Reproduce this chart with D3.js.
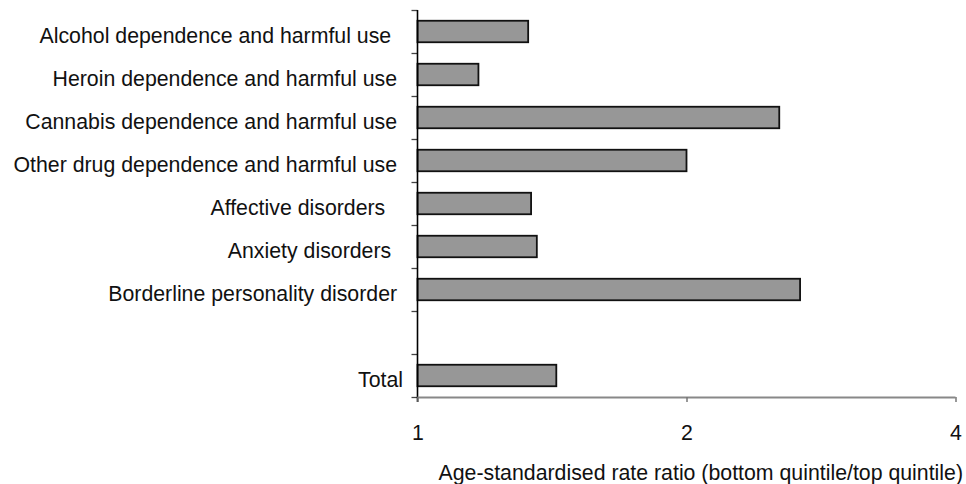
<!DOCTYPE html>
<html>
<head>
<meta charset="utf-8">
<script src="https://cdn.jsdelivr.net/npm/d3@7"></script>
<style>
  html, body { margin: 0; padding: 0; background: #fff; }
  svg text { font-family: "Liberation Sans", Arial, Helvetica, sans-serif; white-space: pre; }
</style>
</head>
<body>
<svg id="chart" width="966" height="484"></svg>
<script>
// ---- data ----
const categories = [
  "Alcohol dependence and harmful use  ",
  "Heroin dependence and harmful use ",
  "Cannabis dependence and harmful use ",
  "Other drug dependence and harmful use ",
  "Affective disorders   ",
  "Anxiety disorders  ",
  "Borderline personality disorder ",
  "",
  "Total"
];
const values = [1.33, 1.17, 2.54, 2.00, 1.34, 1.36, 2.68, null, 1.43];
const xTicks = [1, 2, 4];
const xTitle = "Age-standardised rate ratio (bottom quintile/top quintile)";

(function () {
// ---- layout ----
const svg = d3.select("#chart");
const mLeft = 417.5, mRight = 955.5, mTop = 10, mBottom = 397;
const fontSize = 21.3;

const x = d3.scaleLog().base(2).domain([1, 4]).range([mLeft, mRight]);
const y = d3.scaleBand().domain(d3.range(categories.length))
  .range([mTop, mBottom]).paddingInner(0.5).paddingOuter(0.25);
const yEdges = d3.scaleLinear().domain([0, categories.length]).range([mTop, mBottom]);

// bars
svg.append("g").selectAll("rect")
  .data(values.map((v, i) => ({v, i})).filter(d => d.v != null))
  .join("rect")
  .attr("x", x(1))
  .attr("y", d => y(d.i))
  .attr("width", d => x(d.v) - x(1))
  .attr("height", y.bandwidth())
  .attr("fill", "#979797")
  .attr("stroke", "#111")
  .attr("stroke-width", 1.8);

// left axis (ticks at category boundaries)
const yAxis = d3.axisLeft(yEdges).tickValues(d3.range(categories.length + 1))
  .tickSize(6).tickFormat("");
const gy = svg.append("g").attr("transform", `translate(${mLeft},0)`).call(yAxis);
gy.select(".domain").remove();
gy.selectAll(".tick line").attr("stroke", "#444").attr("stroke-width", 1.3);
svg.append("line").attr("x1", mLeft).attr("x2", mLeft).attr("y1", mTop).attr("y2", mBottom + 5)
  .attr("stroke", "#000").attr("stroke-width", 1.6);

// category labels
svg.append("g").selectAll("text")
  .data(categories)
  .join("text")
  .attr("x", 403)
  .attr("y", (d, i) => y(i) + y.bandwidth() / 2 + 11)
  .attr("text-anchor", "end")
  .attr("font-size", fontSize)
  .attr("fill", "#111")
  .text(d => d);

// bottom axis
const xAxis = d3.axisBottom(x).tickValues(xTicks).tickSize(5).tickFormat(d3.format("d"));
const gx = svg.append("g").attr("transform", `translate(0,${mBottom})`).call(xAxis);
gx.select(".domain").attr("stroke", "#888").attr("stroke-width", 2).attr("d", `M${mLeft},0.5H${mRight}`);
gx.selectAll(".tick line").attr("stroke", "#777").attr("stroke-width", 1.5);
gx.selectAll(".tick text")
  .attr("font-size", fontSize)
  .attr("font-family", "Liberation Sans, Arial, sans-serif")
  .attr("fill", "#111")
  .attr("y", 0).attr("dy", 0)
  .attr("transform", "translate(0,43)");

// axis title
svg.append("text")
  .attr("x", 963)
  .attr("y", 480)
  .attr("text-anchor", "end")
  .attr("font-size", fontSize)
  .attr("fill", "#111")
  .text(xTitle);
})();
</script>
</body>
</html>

________________________________________

- _WRITTEN TASK_
Pick out the lines containing the string "chart".

- _RIGHT ANSWER_
Reproduce this chart with D3.js.
<svg id="chart" width="966" height="484"></svg>
const svg = d3.select("#chart");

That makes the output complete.